Just as young Albert would walk into his father’s study and say: “the smell of books filling it took my breath away”, it was in this new family that he developed a taste for reading and “devouring books”: “I can’t bring myself to leave a book I’ve started; I prefer to spend the night reading it, or at least going through it to the end. If I like the book, I reread it two or three times.” (Memoirs of Childhood and Youth).

The first years in Mulhouse proved difficult.

In 1887, Albert was 12 years old. He was considered to be too much of a dreamer, and even considered dropping out of school. His refuge in his dreams was much more sadness. But his attentive Aunt Sophie saw through him and took care of this uprooted little boy.

At the beginning of my stay in Mulhouse, I suffered greatly from being separated from nature. One sunny day in March, when the snow was melting, I was sitting after tea at the table where I usually did my homework, while my nostalgic eyes wandered off into the distance. […] For the first few years of my stay in Mulhouse, I was intensely nostalgic for the church in Gunsbach! It was a painful deprivation not to hear my father’s sermons any more, not to feel the atmosphere of that simple worship to which I had been accustomed since childhood. My father’s sermons made a deep impression on me. I realised how much effort and even struggle it took him to give his inner self to his audience every Sunday. I remember vividly some of his sermons that I heard as a child.

Memoirs of Childhood and Youth

Albert Schweitzer at the Mulhouse Gymnasium (1885)

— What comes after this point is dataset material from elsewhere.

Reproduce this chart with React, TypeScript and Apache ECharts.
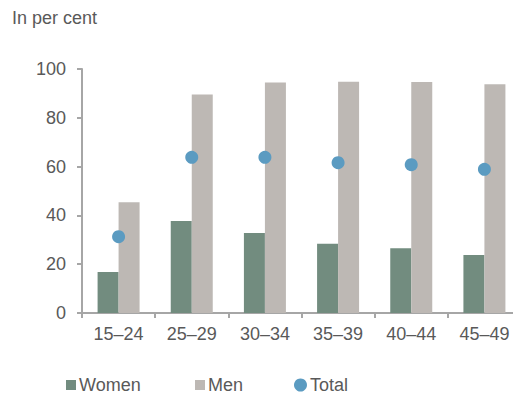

Student keenly interested in history

At the lycée, the arrival of a new teacher, Mr Wehmann, turns young Albert’s life upside down. As proof of this, his school report states: “Pupil with a keen interest in history”. In the natural sciences: “A penetrating mind which is not content with descriptions of natural phenomena, but which, more profoundly, looks to see if there is a true explanation for the problems of life in its various aspects”. But especially in literature: The pupil rebels against the explanations given by the teacher, explanations which he sees as chatter that destroys the emotion aroused by the poet’s work”. (Robert Delahaye, Principal of the Lycée de Munster, Annuaire Société d’Histoire de Munster 1965) Here we can already see his concern for the essential, which he applied throughout his life, in theology as much as in medicine.

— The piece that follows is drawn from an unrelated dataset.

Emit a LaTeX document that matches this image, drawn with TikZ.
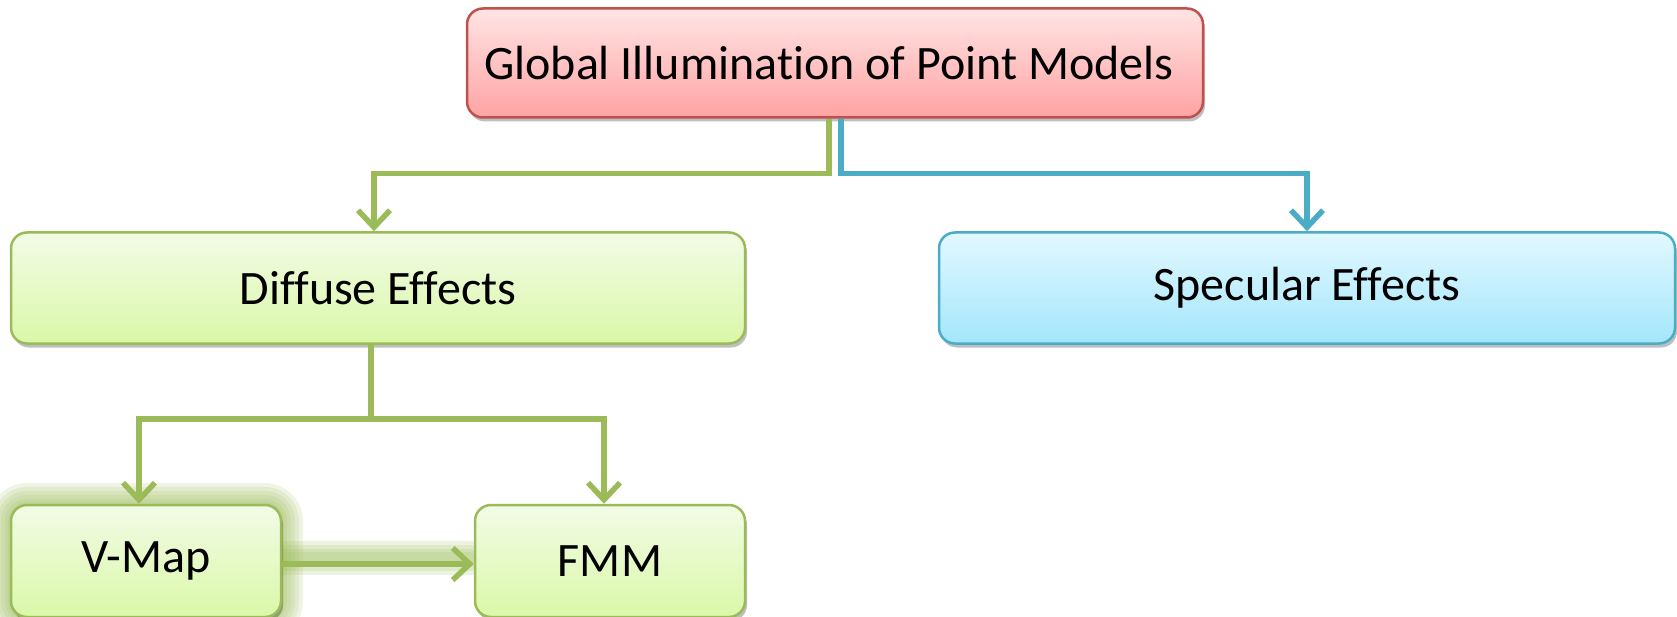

Around the age of 14, Albert Schweitzer took piano and organ lessons with Eugène Munch. At 16, Albert replaced Eugène Munch at church services. At 17, in Mulhouse, he gave his first public concert: Brahms’s Requiem.

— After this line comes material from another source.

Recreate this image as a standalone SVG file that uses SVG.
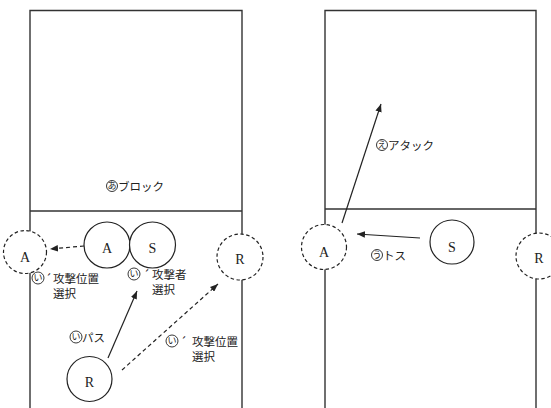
<svg xmlns="http://www.w3.org/2000/svg" width="551" height="408" viewBox="0 0 551 408">
  <style>
    .court { fill: none; stroke: #333; stroke-width: 1.4; }
    .player { fill: #fff; stroke: #222; stroke-width: 1.2; }
    .ghost { fill: #fff; stroke: #222; stroke-width: 1.2; stroke-dasharray: 3.5 2.5; }
    .pos { font-family: "Liberation Serif", serif; font-size: 14px; fill: #222; text-anchor: middle; }
    .lbl { font-family: "Noto Sans CJK JP", sans-serif; font-size: 11.5px; fill: #222; }
    .mk { fill: none; stroke: #222; stroke-width: 0.9; }
    .mkt { font-family: "Noto Sans CJK JP", sans-serif; font-size: 9px; fill: #222; text-anchor: middle; }
    .arrow { fill: none; stroke: #222; stroke-width: 1.2; }
    .dash { stroke-dasharray: 4 3; }
  </style>
  <defs>
    <marker id="head" viewBox="0 0 10 8" refX="10" refY="4" markerWidth="8" markerHeight="6.4" markerUnits="userSpaceOnUse" orient="auto">
      <path d="M0,0 L10,4 L0,8 Z" fill="#222"/>
    </marker>
  </defs>

  <!-- left court: far side box, net, near side lines -->
  <g id="court-left">
    <path class="court" d="M30,408 V10.5 H242 V408"/>
    <line class="court" x1="30" y1="211" x2="242" y2="211"/>
  </g>
  <!-- right court -->
  <g id="court-right">
    <path class="court" d="M325,408 V10.5 H536 V408"/>
    <line class="court" x1="325" y1="209" x2="536" y2="209"/>
  </g>

  <!-- connectors -->
  <g id="connectors">
    <line class="arrow dash" x1="84" y1="246" x2="50" y2="249" marker-end="url(#head)"/>
    <line class="arrow" x1="108" y1="358" x2="137" y2="291" marker-end="url(#head)"/>
    <line class="arrow dash" x1="122" y1="370" x2="218" y2="284" marker-end="url(#head)"/>
    <line class="arrow" x1="342" y1="223" x2="381" y2="104" marker-end="url(#head)"/>
    <line class="arrow" x1="420" y1="238" x2="357" y2="234" marker-end="url(#head)"/>
  </g>

  <!-- left court players -->
  <g id="node-a-moved">
    <circle class="ghost" cx="25" cy="252" r="21.5"/>
    <text class="pos" x="25" y="262">A</text>
  </g>
  <g id="node-a">
    <circle class="player" cx="107" cy="245" r="23"/>
    <text class="pos" x="107" y="253">A</text>
  </g>
  <g id="node-s">
    <circle class="player" cx="152.5" cy="245" r="23"/>
    <text class="pos" x="152.5" y="253">S</text>
  </g>
  <g id="node-r-moved">
    <circle class="ghost" cx="240" cy="257" r="23"/>
    <text class="pos" x="240" y="264">R</text>
  </g>
  <g id="node-r">
    <circle class="player" cx="89.5" cy="379" r="22.5"/>
    <text class="pos" x="89.5" y="387">R</text>
  </g>

  <!-- right court players -->
  <g id="node-a-right">
    <circle class="ghost" cx="324" cy="247" r="22.5"/>
    <text class="pos" x="324" y="257">A</text>
  </g>
  <g id="node-s-right">
    <circle class="player" cx="452" cy="242" r="22"/>
    <text class="pos" x="452" y="252">S</text>
  </g>
  <g id="node-r-right">
    <circle class="ghost" cx="539" cy="256" r="23"/>
    <text class="pos" x="539" y="263">R</text>
  </g>

  <!-- labels -->
  <g id="label-block">
    <circle class="mk" cx="112" cy="186" r="5.5"/>
    <text class="mkt" x="112" y="189">あ</text>
    <text class="lbl" x="118" y="191">ブロック</text>
  </g>
  <g id="label-position-1">
    <circle class="mk" cx="38" cy="278" r="6"/>
    <text class="mkt" x="38" y="281">い</text>
    <text class="lbl"><tspan x="45" y="283">´</tspan><tspan x="53" y="283">攻撃位置</tspan><tspan x="53" y="298">選択</tspan></text>
  </g>
  <g id="label-attacker">
    <circle class="mk" cx="134" cy="274" r="6"/>
    <text class="mkt" x="134" y="277">い</text>
    <text class="lbl"><tspan x="143" y="279">´</tspan><tspan x="152" y="279">攻撃者</tspan><tspan x="152" y="294">選択</tspan></text>
  </g>
  <g id="label-pass">
    <circle class="mk" cx="76" cy="337" r="6"/>
    <text class="mkt" x="76" y="340">い</text>
    <text class="lbl" x="82" y="342">パス</text>
  </g>
  <g id="label-position-2">
    <circle class="mk" cx="172" cy="341" r="6"/>
    <text class="mkt" x="172" y="344">い</text>
    <text class="lbl"><tspan x="180" y="346">´</tspan><tspan x="192" y="346">攻撃位置</tspan><tspan x="192" y="361">選択</tspan></text>
  </g>
  <g id="label-attack">
    <circle class="mk" cx="382" cy="145" r="5.5"/>
    <text class="mkt" x="382" y="148">え</text>
    <text class="lbl" x="388" y="150">アタック</text>
  </g>
  <g id="label-toss">
    <circle class="mk" cx="377" cy="255" r="5.5"/>
    <text class="mkt" x="377" y="258">う</text>
    <text class="lbl" x="383" y="260">トス</text>
  </g>
</svg>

In 1893, Albert was admitted to the baccalaureate with a commendable mark and appreciation in history. This confirmed his interest in history and foreshadowed the direction he would take in his approach to theology.

Uncle Louis, Aunt Sophie, Mr Wehmann, Eugène Munch and many others, mentioned in his Memoirs of Childhood and Youth, helped to give Albert his optimistic vision of the future: “Doubting nothing, I resolved to pursue theology, philosophy and music at the same time” (Memoirs of Childhood and Youth). Another life was about to begin.